## Description

Introduction

This assignment asks you to implement an algorithm for learning parameters for a

simple Bayesian network from missing data.

The algorithm

Missing data are prevalent in real-world problems and appear as either hidden

variables that are never observed or missing values for some features. Learning from such

datasets can be solved using an algorithm called Expectation Maximization (EM). The

idea is to start with a model completed with random parameters and to repeat the

following two steps until convergence:

• Estimate the missing data using the current complete model (E-step),

• Learn a new set of parameters using the data set “completed” with the missing

data just estimated (M-step).

You should set a small threshold (say 0.001) for the change of likelihoods

between two iterations to detect the convergence of your algorithm. Since EM is sensitive

to the starting point, you should try multiple starting points in order to find a good

solution.

EM is also sensitive to the amount of missing data. Five data sets with missing

rates being 10%, 30%, 50%, 70%, and 100% respectively are provided. Learn a model

for each data set.

The model

The Bayesian network has the following variables: Gender, Weight and Height,

whose relations are shown in the following graph.

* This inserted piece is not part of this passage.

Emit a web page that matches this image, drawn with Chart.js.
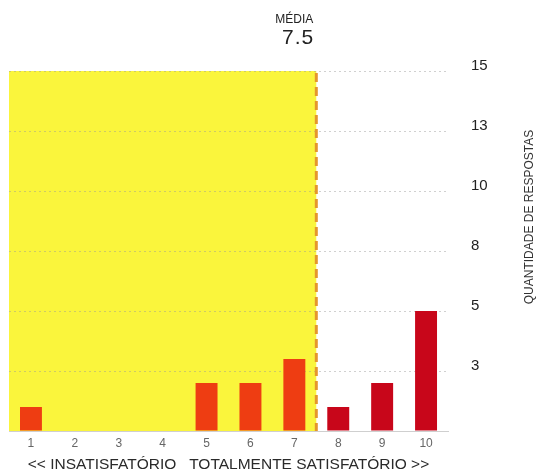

The datasets (download from course website) have 20 data points each with occasional

missing values for Gender, denoted as “-”. All the variables are binary: Gender (M/0,

F/1), Weight (greater_than_130/0, less_than_130/1), and Height (greater_than_55/0,

less_than_55/1). The parameters of this model are to be estimated from the datasets.

Gender

Weight Height

Implementation

Implement the EM algorithm for learning the parameters for the above model in

your preferred programming language. Hint: E-step of the EM algorithm is essentially

estimating the probabilities of different values of Gender given that we know a person’s

Weight and Height, i.e., P(Gender | Weight, Height), and use these estimations as if they

are our (expected) counts.

Evaluation and analysis

Test your EM algorithm on the five datasets. For each dataset, try several different

starting points. In your report you should at least include the following results:

• The starting points of the learning

• The final conditional probability tables for each learning

• Plots of the likelihood vs number of iterations to demonstrate the convergence of

your algorithm.

• Try the following starting parameters and report your results.

P(gender=M)=0.7;

P(weight=greater_than_130|gender=M)=0.8;

P(weight=greater_than_130|gender=F)=0.4;

P(height= greater_than_55|gender=M)=0.7;

P(height= greater_than_55|gender=F)=0.3;

And provide analysis on the following issues at least:

• Do multiple starting points help in finding better solutions?

• Do some of the different solutions have the same likelihood scores?

• How does the data missing rate affect your algorithm and the results?

Deliverables

Submit a single .zip file named LastName.FirstInitial.HW# containing the

following via email to me at changhe.yuan@qc.cuny.edu. In addition, submit a hardcopy

of your report and code in class on due date.

1) Well commented code;

2) A readme file explaining how to compile and run your program;

3) A written report explaining your experimental results.